According to a recent news post from MIT, researchers at the Computer Science and Artificial Intelligence Laboratory (CSAIL) have developed a prototype called “MoVR,” which can make any VR headset operate wirelessly. The system uses special high-frequency radio signals called “millimetre waves” (mmWaves), that allow for the untethered transfer of multiple Gbps, or billions of bits per second.
“It’s very exciting to get a step closer to being able to deliver a high-resolution, wireless-VR experience,” said MIT professor Dina Katabi via the news post, whose research group has been working on the technology. “The ability to use a cordless headset really deepens the immersive experience of virtual reality and opens up a range of other applications.”
The MoVR technology uses programmable mirrors that detect the direction of incoming mmWave signals, and can reconfigure themselves to reflect the signals to receivers on active headsets. According to PhD candidate Omid Abari, future versions of MoVR hardware could be as small as a smartphone, and would allow for multiple active headsets inside a single playspace, without blocking each other’s signals.
How it works
One issue with existing wireless technologies like WiFi is that they can’t support advanced data-processing.
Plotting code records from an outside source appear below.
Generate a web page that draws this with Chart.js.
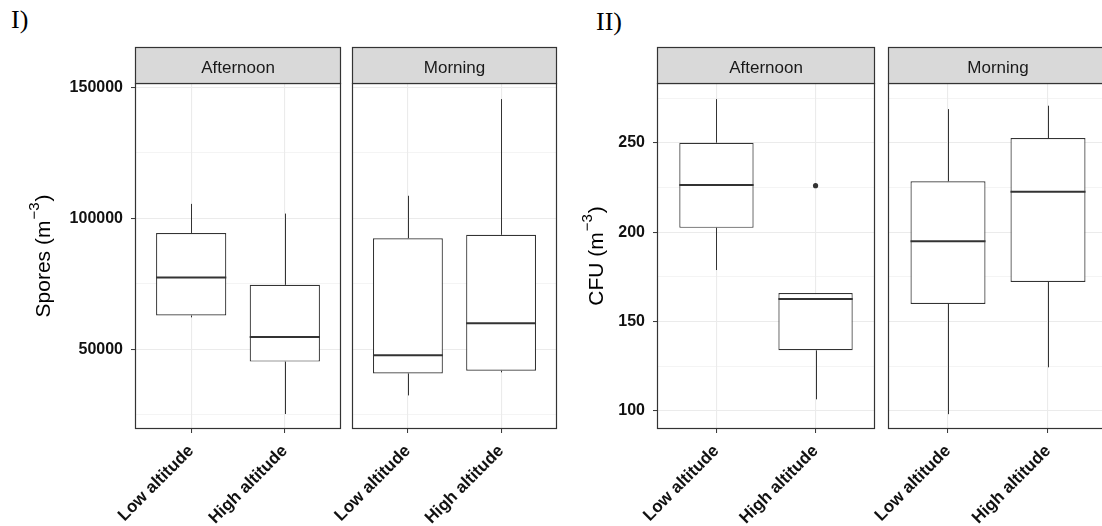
<!DOCTYPE html>
<html>
<head>
<meta charset="utf-8">
<script src="https://cdn.jsdelivr.net/npm/chart.js@4.4.1/dist/chart.umd.min.js"></script>
<style>
    body { margin: 0; width: 1102px; height: 526px; overflow: hidden; background: #fff; position: relative; }
    canvas.facet { position: absolute; top: 0; }
    .panel-label { position: absolute; font-family: 'Liberation Serif', 'Times New Roman', serif; font-size: 26px; line-height: 26px; color: #000; }
</style>
</head>
<body>
<div class="panel-label" style="left: 11px; top: 7px;">I)</div>
<div class="panel-label" style="left: 596px; top: 9px;">II)</div>
<canvas id="spores-afternoon" class="facet" style="left: 0px;" width="343" height="526"></canvas>
<canvas id="spores-morning" class="facet" style="left: 272px;" width="287" height="526"></canvas>
<canvas id="cfu-afternoon" class="facet" style="left: 560px;" width="319" height="526"></canvas>
<canvas id="cfu-morning" class="facet" style="left: 808px;" width="302" height="526"></canvas>
<script>
// Facets and categories
const timeOfDay = ['Afternoon', 'Morning'];
const altitudes = ['Low altitude', 'High altitude'];

// Spores (m-3): one inner array per time of day, values for [low, high]
const sporesMin    = [[62200, 25300], [32400, 41200]];
const sporesQ1     = [[62900, 45300], [40800, 41800]];
const sporesMedian = [[77400, 54700], [47700, 59900]];
const sporesQ3     = [[94400, 74600], [92400, 93700]];
const sporesMax    = [[105500, 101800], [108600, 145500]];
const sporesOutliers = [[[], []], [[], []]];
const sporesBreaks = [50000, 100000, 150000];
const sporesMinorBreaks = [25000, 75000, 125000];

// CFU (m-3)
const cfuMin    = [[178.8, 106.5], [98.2, 124.4]];
const cfuQ1     = [[202.4, 133.9], [159.8, 172.1]];
const cfuMedian = [[226.3, 162.6], [194.9, 222.6]];
const cfuQ3     = [[250.0, 165.9], [228.4, 252.6]];
const cfuMax    = [[274.4, 165.9], [268.8, 270.7]];
const cfuOutliers = [[[], [226]], [[], []]];
const cfuBreaks = [100, 150, 200, 250];
const cfuMinorBreaks = [125, 175, 225, 275];

const INK = '#333333';
const GRID = '#ebebeb';

// Whiskers, medians, panel border, strip and y title
const facetPlugin = {
    id: 'facet',
    afterDatasetsDraw(chart, args, opts) {
        const ctx = chart.ctx;
        const y = chart.scales.y;
        const meta = chart.getDatasetMeta(0);
        ctx.save();
        ctx.strokeStyle = INK;
        meta.data.forEach((bar, i) => {
            const { x, width } = bar.getProps(['x', 'width'], true);
            const cx = Math.round(x) + 0.5;
            ctx.lineWidth = 1;
            ctx.beginPath();
            ctx.moveTo(cx, y.getPixelForValue(opts.q3[i]));
            ctx.lineTo(cx, y.getPixelForValue(opts.max[i]));
            ctx.moveTo(cx, y.getPixelForValue(opts.q1[i]));
            ctx.lineTo(cx, y.getPixelForValue(opts.min[i]));
            ctx.stroke();
            const my = y.getPixelForValue(opts.median[i]);
            ctx.lineWidth = 2;
            ctx.beginPath();
            ctx.moveTo(x - width / 2, my);
            ctx.lineTo(x + width / 2, my);
            ctx.stroke();
        });
        ctx.restore();
    },
    afterDraw(chart, args, opts) {
        const ctx = chart.ctx;
        const { left, right, top, bottom } = chart.chartArea;
        const l = Math.round(left) + 0.5, r = Math.round(right) - 0.5;
        ctx.save();
        ctx.strokeStyle = INK;
        ctx.lineWidth = 1.2;
        ctx.strokeRect(l, top + 0.5, r - l, bottom - top - 1);
        // strip
        ctx.fillStyle = '#d9d9d9';
        ctx.fillRect(l, 47.5, r - l, top - 47.5);
        ctx.strokeRect(l, 47.5, r - l, top - 47);
        ctx.fillStyle = '#1a1a1a';
        ctx.font = '17px "Liberation Sans", Arial, sans-serif';
        ctx.textAlign = 'center';
        ctx.textBaseline = 'middle';
        ctx.fillText(opts.strip, (left + right) / 2, (47 + top) / 2 + 3);
        // y title with superscript
        if (opts.title) {
            ctx.translate(opts.titleX, (top + bottom) / 2);
            ctx.rotate(-Math.PI / 2);
            ctx.fillStyle = '#000';
            ctx.textAlign = 'left';
            ctx.textBaseline = 'alphabetic';
            const mainFont = '21px "Liberation Sans", Arial, sans-serif';
            const supFont = '15px "Liberation Sans", Arial, sans-serif';
            ctx.font = mainFont;
            const wMain = ctx.measureText(opts.title).width;
            const wClose = ctx.measureText(')').width;
            ctx.font = supFont;
            const wSup = ctx.measureText('\u22123').width;
            let x0 = -(wMain + wSup + wClose + 2) / 2;
            ctx.font = mainFont;
            ctx.fillText(opts.title, x0, 0);
            ctx.font = supFont;
            ctx.fillText('\u22123', x0 + wMain + 1, -11);
            ctx.font = mainFont;
            ctx.fillText(')', x0 + wMain + wSup + 2, 0);
        }
        ctx.restore();
    }
};

function makeFacet(canvasId, f, stats, setup) {
    const majors = setup.breaks;
    const all = setup.breaks.concat(setup.minor).sort((a, b) => a - b);
    const isMajor = v => majors.includes(v);
    new Chart(document.getElementById(canvasId), {
        type: 'bar',
        data: {
            datasets: [{
                data: altitudes.map((a, i) => ({ x: i + 1, y: [stats.q1[f][i], stats.q3[f][i]] })),
                backgroundColor: '#ffffff',
                borderColor: INK,
                borderWidth: 1.2,
                borderSkipped: false,
                categoryPercentage: 0.75,
                barPercentage: 1
            }, {
                type: 'scatter',
                data: stats.outliers[f].flatMap((vals, i) => vals.map(v => ({ x: i + 1, y: v }))),
                pointRadius: 2.6,
                backgroundColor: INK,
                borderWidth: 0
            }]
        },
        options: {
            responsive: false,
            animation: false,
            layout: { padding: { top: 83, right: 2, left: 0, bottom: 0 } },
            plugins: {
                legend: { display: false },
                tooltip: { enabled: false },
                facet: {
                    strip: timeOfDay[f],
                    q1: stats.q1[f], q3: stats.q3[f], median: stats.median[f],
                    min: stats.min[f], max: stats.max[f],
                    title: setup.showAxis ? setup.title : null,
                    titleX: setup.titleX
                }
            },
            scales: {
                x: {
                    type: 'linear',
                    min: 0.4,
                    max: 2.6,
                    offset: false,
                    afterBuildTicks: s => { s.ticks = altitudes.map((a, i) => ({ value: i + 1 })); },
                    afterFit: s => { s.height = 97; },
                    border: { display: false },
                    grid: { color: GRID, lineWidth: 1.1, tickColor: INK, tickLength: 4, tickWidth: 1, offset: false },
                    ticks: {
                        callback: v => altitudes[v - 1],
                        autoSkip: false,
                        minRotation: 45,
                        maxRotation: 45,
                        padding: 8,
                        color: '#111',
                        font: { family: '"Liberation Sans", Arial, sans-serif', size: 17, weight: 'bold' }
                    }
                },
                y: {
                    min: setup.min,
                    max: setup.max,
                    beginAtZero: false,
                    afterBuildTicks: s => { s.ticks = all.map(v => ({ value: v })); },
                    afterFit: s => { s.width = setup.axisWidth; },
                    border: { display: false },
                    grid: {
                        color: GRID,
                        lineWidth: c => (c.tick && isMajor(c.tick.value)) ? 1.1 : 0.55,
                        drawTicks: setup.showAxis,
                        tickColor: c => (c.tick && isMajor(c.tick.value)) ? INK : 'rgba(0,0,0,0)',
                        tickLength: 4,
                        tickWidth: 1
                    },
                    ticks: {
                        display: setup.showAxis,
                        callback: v => isMajor(v) ? String(v) : '',
                        padding: 8,
                        color: '#111',
                        font: { family: '"Liberation Sans", Arial, sans-serif', size: 16, weight: 'bold' }
                    }
                }
            }
        },
        plugins: [facetPlugin]
    });
}

const sporesStats = { min: sporesMin, q1: sporesQ1, median: sporesMedian, q3: sporesQ3, max: sporesMax, outliers: sporesOutliers };
const cfuStats = { min: cfuMin, q1: cfuQ1, median: cfuMedian, q3: cfuQ3, max: cfuMax, outliers: cfuOutliers };

const sporesAxis = { min: 19580, max: 151640, breaks: sporesBreaks, minor: sporesMinorBreaks, title: 'Spores (m' };
const cfuAxis = { min: 89.9, max: 283.4, breaks: cfuBreaks, minor: cfuMinorBreaks, title: 'CFU (m' };

makeFacet('spores-afternoon', 0, sporesStats, Object.assign({}, sporesAxis, { showAxis: true, axisWidth: 135, titleX: 50 }));
makeFacet('spores-morning', 1, sporesStats, Object.assign({}, sporesAxis, { showAxis: false, axisWidth: 80 }));
makeFacet('cfu-afternoon', 0, cfuStats, Object.assign({}, cfuAxis, { showAxis: true, axisWidth: 97, titleX: 43 }));
makeFacet('cfu-morning', 1, cfuStats, Object.assign({}, cfuAxis, { showAxis: false, axisWidth: 80 }));
</script>
</body>
</html>
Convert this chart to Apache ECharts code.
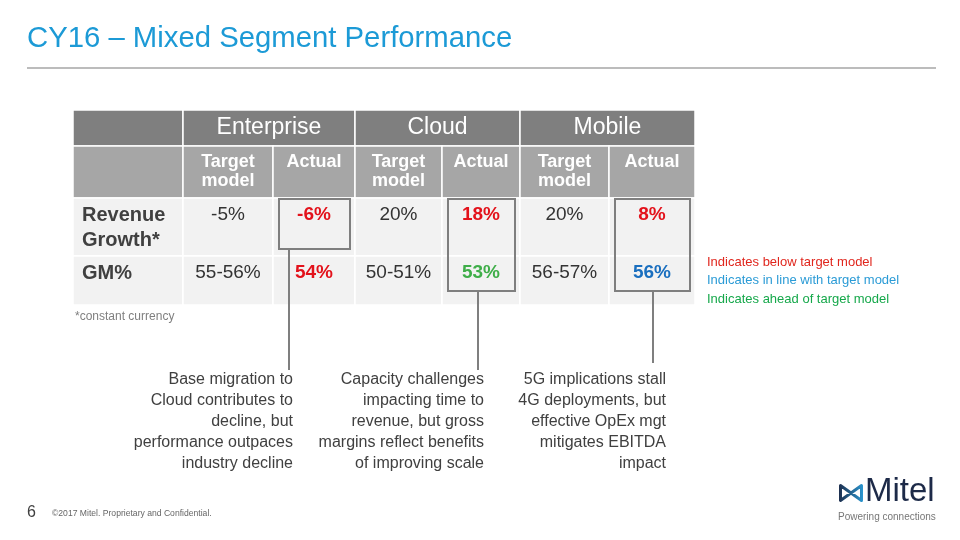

“Replacing the HDMI cable with a wireless link is very challenging since we need to stream high-resolution multi-view video in real-time,” says Haitham Hassanieh, an assistant professor of electrical and computer engineering at the University of Illinois at Urbana Champaigna who was not involved in the research. “This requires sustaining data rates of more than 6 Gbps while the user is moving and turning, which cannot be achieved by any of today’s systems.”
Since VR platforms have to work in real-time, systems also can’t use compression to accommodate lower data rates. This has led companies to make some pretty awkward attempts at untethered VR, like stuffing the equivalent of a full PC in your backpack.
The CSAIL team instead turned to mmWaves, which have promising applications for everything from high-speed Internet to cancer diagnosis. These high-frequency waves have one major downside, which is that they don’t work well with obstacles or reflections. If you want mmWaves to deliver constant connectivity for your VR game, you would need to always have a line of sight between transmitter and receiver. (The signal can be blocked even by just briefly moving your hand in front of the headset.)
To overcome this challenge, the team developed MoVR to act as a programmable mirror that detects the direction of the incoming mmWave signal and reconfigures itself to reflect it toward the receiver on the headset. MoVR can learn the correct signal direction to within two degrees, allowing it to correctly configure its angles.
“With a traditional mirror, light reflects off the mirror at the same angle as it arrives,” says Abari. “But with MoVR, angles can be specifically programmed so that the mirror receives the signal from the mmWave transmitter and reflects it towards the headset, regardless of its actual direction.”
Each MoVR device consists of two directional antennas that are each less than half the size of a credit card. The antennas use what are called “phased arrays” in order to focus signals into narrow beams that can be electronically steered at a timescale of microseconds.
Abari says that future versions of MoVR’s hardware could be as small as a smartphone, allowing for users to put several devices in a single room. This would enable multiple people to play a game at the same time without blocking each others’ signals.